La coltivazione dei bonsai diventa una tra le più nobili rappresentazioni del principio di armonia tra l’uomo e natura, comune alle filosofie e religioni dei due paesi (buddista, taoista e shintoista) ed il bonsai deve possedere forme sinuose caratterizzanti i sette principi dell’estetica Zen, tra i quali l’albericità, cioè rimanere il più simile possibile alle forme naturali degli alberi.
L’arrivo in Occidente e il successo mondiale
L’incontro tra l’arte classica giapponese del bonsai e l’occidente, avvenuto solo alla fine del XIX secolo quando il Giappone partecipa alle più importanti esposizioni internazionali, come quella di Londra nel 1862, di Parigi nel 1867 e nel 1900 e di Vienna nel 1873, è alla base dell’adattamento del bonsai classico al mondo moderno.
La ricerca della naturalità dell’albero, ottenuta sempre seguendo i principi Zen, lascia il posto alla riproduzione di forme non per forza botaniche ma artistiche attraverso il perfezionamento della tecnica bonsaistica ad opera di tre grandi maestri Kimura, Kobayashi e Murata.
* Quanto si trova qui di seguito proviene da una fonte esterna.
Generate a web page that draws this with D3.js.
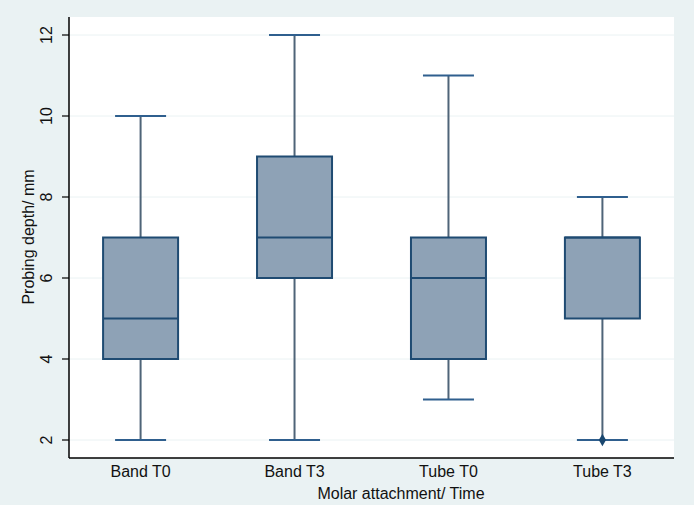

Nasce così il bonsai moderno, un albero in miniatura che rappresenta una vera e propria forma artistica capace di ritrarre la massima bellezza della natura.
Ancora oggi, come agli inizi del ‘900, il bonsai continua ad affascinare e far sognare i pollici verdi e i collezionisti di tutto il mondo perché è un’occasione unica per riavvicinarsi alla natura ammirando la bellezza di un grande albero secolare in un piccolo alberello coltivato in un vaso.